YOUR OBJECTIVE: Go through the records and extract every line with the word "standalone".

SUPPLIED DATA:

■ ■ ■ ■ ■

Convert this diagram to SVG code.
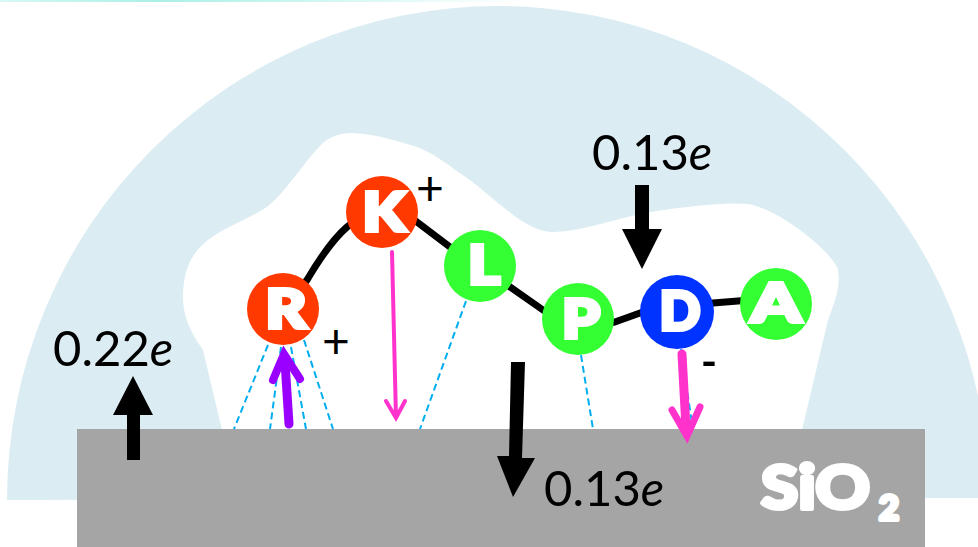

■ ■ ■ ■ ■

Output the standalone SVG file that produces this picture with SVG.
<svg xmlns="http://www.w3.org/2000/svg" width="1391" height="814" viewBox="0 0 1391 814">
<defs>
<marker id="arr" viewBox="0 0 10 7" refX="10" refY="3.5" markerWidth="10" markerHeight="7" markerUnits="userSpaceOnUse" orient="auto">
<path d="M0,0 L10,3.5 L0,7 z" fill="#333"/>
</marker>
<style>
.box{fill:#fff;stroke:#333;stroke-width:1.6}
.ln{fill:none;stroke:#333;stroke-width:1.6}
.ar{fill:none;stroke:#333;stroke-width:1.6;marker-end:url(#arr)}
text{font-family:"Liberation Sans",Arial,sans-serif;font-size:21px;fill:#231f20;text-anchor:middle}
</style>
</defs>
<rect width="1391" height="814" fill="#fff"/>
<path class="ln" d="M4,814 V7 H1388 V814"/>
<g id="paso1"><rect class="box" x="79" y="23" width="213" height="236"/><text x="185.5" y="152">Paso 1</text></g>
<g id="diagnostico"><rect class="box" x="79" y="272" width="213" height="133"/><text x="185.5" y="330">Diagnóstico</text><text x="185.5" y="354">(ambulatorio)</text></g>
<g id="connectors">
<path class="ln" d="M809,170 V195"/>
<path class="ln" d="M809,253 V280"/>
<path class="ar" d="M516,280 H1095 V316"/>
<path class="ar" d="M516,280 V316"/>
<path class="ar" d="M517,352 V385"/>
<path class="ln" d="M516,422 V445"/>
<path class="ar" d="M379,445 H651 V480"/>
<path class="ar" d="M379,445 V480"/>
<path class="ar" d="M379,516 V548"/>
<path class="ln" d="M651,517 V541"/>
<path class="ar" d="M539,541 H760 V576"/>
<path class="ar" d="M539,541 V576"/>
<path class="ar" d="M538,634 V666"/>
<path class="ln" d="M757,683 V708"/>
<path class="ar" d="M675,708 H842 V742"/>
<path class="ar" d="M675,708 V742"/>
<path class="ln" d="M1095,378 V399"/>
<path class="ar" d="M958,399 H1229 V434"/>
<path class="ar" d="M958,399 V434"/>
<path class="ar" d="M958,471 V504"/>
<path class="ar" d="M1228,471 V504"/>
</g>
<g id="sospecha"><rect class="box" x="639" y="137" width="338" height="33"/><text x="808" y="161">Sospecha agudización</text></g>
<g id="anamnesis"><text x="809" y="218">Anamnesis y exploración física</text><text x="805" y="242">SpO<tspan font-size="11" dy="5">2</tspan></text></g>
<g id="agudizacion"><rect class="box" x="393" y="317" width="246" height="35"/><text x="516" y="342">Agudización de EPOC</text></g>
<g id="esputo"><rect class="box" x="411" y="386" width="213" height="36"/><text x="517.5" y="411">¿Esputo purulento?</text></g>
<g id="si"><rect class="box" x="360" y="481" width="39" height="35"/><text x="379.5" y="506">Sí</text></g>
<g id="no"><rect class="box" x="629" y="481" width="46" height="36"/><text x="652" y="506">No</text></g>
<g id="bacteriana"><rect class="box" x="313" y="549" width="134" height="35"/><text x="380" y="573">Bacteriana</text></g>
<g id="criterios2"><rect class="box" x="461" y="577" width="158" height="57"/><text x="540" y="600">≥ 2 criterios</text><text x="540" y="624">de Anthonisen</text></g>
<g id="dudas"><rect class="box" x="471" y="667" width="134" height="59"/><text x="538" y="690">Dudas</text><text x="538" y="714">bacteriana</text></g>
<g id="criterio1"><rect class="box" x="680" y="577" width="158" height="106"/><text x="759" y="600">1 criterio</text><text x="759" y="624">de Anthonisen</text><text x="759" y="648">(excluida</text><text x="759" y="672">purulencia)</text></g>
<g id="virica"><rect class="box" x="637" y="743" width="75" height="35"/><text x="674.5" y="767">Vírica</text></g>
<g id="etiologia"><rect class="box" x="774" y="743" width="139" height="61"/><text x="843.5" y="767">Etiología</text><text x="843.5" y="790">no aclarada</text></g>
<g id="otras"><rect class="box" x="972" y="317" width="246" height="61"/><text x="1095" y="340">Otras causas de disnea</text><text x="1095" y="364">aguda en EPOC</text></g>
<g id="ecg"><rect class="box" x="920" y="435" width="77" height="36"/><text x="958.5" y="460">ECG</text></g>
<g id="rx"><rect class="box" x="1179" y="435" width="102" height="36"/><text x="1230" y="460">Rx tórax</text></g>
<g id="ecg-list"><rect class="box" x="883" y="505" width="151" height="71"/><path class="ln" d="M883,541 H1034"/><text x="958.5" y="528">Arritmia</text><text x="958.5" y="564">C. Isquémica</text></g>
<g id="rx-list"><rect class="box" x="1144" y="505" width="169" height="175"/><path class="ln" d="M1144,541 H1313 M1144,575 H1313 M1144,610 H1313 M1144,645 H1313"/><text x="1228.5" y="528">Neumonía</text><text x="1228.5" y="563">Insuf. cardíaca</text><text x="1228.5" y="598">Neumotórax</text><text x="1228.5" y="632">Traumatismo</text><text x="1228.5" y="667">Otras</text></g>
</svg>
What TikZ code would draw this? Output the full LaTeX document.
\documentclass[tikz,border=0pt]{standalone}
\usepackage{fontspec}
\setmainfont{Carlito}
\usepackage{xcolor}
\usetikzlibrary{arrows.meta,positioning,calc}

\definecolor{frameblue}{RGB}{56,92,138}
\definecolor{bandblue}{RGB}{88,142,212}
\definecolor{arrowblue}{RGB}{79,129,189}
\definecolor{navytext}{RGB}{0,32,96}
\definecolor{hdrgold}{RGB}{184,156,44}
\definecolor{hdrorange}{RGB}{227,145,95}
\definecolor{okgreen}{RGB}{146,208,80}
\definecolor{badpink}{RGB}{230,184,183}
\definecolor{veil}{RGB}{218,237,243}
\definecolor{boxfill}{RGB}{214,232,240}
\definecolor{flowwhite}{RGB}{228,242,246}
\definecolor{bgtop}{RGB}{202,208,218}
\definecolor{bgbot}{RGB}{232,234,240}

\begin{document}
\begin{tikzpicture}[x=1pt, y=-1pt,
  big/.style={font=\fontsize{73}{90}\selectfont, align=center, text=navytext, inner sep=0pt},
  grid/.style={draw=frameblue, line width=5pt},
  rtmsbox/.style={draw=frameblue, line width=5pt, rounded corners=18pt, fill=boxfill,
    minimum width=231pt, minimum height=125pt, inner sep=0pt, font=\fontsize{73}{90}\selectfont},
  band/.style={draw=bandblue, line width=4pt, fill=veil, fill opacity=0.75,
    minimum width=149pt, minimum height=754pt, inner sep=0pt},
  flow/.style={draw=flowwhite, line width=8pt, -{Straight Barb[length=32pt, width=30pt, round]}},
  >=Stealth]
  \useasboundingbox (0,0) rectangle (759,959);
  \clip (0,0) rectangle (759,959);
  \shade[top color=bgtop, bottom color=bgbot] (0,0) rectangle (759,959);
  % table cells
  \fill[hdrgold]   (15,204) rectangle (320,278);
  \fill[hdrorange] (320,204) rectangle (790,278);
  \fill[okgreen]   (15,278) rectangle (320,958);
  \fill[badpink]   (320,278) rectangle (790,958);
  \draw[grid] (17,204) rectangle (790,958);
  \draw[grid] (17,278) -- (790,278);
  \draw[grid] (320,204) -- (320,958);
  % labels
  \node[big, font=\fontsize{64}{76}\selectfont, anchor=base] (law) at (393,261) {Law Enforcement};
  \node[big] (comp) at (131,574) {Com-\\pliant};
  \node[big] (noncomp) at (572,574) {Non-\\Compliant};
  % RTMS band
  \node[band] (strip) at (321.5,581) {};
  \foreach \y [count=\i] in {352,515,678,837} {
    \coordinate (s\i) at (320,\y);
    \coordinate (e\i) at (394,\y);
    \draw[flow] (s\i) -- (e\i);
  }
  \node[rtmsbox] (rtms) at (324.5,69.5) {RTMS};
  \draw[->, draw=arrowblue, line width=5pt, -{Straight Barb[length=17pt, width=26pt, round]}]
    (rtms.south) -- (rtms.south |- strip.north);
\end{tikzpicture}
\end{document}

■ ■ ■ ■ ■

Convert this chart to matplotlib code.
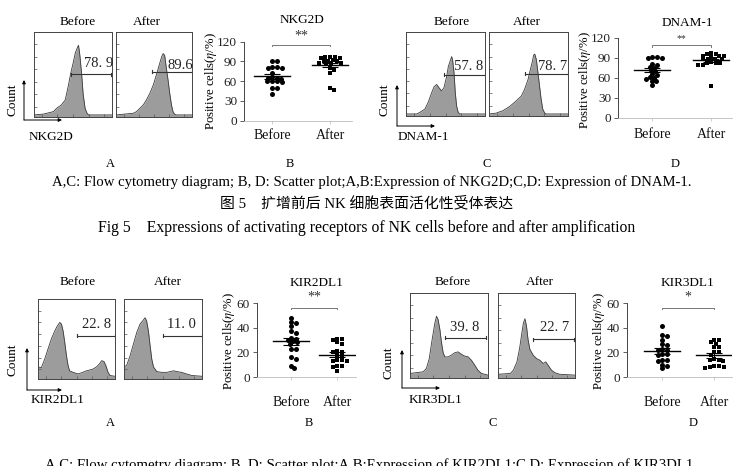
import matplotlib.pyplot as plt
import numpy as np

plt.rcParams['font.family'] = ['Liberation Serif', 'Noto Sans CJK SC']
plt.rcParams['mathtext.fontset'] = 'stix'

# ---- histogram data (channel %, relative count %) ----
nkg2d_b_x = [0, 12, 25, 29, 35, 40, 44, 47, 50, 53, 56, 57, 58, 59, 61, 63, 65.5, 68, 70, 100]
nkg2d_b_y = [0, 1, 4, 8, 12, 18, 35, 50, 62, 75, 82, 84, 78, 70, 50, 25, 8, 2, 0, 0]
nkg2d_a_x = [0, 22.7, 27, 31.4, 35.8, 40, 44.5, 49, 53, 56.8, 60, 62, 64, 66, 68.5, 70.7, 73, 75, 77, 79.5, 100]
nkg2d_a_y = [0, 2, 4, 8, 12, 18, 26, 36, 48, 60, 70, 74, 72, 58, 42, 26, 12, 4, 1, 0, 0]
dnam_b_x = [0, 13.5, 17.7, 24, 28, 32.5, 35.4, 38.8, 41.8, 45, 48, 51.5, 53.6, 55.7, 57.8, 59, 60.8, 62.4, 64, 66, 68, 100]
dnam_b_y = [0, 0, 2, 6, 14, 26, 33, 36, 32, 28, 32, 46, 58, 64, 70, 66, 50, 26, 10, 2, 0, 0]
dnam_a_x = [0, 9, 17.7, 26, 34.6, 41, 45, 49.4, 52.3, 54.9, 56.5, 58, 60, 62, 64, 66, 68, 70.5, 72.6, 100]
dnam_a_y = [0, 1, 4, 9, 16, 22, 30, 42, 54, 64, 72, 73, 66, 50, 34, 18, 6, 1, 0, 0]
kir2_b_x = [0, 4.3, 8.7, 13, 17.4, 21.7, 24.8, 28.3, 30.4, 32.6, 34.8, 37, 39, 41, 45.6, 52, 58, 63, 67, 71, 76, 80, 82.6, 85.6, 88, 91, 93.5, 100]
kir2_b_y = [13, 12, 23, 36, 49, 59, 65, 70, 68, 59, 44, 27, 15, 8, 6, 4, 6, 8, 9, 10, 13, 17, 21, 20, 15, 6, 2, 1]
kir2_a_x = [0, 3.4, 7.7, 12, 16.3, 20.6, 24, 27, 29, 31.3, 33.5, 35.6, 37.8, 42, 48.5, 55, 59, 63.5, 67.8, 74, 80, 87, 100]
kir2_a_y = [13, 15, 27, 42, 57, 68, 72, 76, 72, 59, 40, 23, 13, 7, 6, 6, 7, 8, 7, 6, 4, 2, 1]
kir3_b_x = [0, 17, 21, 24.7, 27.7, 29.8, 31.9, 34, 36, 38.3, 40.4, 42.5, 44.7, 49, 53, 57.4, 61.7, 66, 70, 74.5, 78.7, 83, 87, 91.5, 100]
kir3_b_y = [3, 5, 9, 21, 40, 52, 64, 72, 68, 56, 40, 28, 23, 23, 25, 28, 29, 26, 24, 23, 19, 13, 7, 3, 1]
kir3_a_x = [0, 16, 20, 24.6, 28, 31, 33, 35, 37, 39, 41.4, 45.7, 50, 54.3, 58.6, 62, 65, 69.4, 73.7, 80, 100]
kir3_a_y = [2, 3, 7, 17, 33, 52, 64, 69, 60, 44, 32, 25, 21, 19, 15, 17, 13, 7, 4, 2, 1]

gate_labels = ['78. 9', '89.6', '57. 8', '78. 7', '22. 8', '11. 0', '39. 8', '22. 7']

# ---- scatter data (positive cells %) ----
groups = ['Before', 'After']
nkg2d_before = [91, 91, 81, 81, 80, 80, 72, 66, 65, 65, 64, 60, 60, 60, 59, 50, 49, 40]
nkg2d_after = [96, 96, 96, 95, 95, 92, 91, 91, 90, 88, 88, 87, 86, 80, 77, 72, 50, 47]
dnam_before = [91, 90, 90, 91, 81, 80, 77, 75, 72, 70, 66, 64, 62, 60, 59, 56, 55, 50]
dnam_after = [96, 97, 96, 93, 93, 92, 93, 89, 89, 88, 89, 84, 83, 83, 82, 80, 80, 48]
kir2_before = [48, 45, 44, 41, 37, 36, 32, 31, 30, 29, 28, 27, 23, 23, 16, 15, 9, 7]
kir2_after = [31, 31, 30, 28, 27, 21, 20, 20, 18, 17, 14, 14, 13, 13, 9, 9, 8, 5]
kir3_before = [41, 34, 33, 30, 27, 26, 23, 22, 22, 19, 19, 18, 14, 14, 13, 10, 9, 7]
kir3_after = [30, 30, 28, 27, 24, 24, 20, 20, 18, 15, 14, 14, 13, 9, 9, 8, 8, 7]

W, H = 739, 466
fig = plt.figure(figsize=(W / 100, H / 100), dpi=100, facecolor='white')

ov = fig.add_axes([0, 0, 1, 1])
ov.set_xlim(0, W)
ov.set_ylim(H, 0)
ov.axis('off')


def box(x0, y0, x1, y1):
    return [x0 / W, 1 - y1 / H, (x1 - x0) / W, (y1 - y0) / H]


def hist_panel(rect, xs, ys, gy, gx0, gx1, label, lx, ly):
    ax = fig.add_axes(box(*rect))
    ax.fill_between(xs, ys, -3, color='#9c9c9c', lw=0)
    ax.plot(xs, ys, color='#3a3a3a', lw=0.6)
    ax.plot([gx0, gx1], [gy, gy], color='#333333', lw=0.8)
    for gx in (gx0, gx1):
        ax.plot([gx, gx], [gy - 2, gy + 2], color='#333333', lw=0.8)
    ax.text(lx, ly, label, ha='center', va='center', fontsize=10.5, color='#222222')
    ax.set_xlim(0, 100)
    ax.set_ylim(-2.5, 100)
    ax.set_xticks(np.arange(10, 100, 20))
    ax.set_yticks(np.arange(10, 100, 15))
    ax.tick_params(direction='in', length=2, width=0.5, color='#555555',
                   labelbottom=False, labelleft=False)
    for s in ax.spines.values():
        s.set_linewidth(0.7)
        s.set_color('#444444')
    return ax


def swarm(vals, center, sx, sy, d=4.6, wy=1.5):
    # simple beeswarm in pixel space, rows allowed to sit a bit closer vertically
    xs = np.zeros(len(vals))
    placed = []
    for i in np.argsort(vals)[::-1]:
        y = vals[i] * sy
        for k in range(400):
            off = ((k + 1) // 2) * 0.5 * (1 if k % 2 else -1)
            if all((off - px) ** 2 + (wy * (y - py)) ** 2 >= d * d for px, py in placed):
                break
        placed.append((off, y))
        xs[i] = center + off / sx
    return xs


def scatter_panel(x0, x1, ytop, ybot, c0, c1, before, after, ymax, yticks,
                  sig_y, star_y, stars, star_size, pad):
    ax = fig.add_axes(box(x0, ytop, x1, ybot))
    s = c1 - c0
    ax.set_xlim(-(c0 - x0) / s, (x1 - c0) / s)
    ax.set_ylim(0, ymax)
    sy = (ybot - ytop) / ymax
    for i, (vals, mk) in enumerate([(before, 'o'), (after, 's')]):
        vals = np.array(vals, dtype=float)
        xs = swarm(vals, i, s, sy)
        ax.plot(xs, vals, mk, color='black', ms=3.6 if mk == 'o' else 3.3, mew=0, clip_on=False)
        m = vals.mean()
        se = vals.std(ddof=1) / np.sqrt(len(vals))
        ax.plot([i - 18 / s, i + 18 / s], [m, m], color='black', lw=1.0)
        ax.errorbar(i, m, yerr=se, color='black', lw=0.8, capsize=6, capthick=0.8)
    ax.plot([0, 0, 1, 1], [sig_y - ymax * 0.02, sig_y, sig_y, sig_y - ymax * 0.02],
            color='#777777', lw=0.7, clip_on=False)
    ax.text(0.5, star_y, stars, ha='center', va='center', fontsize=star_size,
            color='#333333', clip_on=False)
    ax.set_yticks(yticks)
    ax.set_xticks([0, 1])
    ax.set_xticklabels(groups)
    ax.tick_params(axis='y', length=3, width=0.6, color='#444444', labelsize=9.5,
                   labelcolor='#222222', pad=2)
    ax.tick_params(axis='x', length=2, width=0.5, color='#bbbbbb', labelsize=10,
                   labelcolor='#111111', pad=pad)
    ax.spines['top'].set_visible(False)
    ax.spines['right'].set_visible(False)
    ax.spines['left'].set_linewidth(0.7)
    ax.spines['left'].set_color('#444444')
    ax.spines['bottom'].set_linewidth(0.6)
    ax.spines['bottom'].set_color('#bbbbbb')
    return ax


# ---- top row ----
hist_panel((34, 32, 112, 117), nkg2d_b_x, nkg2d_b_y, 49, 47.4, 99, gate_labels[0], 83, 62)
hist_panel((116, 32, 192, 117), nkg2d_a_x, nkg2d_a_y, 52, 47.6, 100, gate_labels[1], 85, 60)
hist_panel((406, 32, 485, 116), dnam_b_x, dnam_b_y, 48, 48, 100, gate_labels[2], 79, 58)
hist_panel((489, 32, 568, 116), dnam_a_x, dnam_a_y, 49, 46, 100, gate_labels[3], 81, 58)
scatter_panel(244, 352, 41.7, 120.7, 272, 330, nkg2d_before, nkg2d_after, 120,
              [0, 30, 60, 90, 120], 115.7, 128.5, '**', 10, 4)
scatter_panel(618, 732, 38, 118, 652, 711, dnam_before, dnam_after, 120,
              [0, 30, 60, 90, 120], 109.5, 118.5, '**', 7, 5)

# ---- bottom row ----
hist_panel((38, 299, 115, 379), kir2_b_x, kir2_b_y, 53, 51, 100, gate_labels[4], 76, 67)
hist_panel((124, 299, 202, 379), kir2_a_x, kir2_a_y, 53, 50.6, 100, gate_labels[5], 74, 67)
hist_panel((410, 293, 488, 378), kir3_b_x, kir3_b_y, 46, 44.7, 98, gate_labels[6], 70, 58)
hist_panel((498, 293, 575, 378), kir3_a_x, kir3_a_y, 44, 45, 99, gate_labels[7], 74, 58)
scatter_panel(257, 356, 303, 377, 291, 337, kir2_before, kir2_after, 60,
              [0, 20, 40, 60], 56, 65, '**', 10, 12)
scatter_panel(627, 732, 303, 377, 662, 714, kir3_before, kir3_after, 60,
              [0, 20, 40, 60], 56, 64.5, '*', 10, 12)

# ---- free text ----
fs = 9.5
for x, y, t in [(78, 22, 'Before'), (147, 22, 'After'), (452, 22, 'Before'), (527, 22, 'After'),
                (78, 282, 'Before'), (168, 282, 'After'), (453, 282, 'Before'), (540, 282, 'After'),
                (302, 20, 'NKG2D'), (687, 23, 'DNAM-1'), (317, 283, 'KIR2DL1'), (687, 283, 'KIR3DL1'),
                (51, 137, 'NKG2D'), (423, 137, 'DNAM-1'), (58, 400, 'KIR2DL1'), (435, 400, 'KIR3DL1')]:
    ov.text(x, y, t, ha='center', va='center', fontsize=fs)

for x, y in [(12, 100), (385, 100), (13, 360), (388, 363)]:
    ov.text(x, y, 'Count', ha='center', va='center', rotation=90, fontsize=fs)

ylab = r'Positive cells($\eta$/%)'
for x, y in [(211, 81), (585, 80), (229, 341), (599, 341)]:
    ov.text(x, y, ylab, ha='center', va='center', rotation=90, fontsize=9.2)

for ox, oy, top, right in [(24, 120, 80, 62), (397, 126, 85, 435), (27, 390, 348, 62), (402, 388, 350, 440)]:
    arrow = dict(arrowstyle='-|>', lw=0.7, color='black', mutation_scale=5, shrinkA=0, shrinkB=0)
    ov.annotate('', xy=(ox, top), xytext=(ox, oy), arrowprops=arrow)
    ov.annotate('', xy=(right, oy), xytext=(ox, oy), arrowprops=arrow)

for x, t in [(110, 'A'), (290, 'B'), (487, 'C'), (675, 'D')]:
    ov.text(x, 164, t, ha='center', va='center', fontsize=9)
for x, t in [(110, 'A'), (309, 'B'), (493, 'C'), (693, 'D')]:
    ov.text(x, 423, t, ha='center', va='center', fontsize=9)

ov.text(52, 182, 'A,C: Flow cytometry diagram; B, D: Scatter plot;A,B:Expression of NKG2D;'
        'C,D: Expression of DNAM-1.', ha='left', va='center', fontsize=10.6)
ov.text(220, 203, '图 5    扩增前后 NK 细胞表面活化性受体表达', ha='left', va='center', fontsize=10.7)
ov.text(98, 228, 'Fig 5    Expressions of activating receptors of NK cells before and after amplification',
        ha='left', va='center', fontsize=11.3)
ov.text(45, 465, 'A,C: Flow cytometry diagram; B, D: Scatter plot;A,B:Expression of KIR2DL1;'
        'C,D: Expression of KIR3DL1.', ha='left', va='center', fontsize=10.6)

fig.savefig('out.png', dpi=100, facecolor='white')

■ ■ ■ ■ ■

RESPONSE:
Output the standalone SVG file that produces this picture with SVG.
\documentclass[tikz,border=0pt]{standalone}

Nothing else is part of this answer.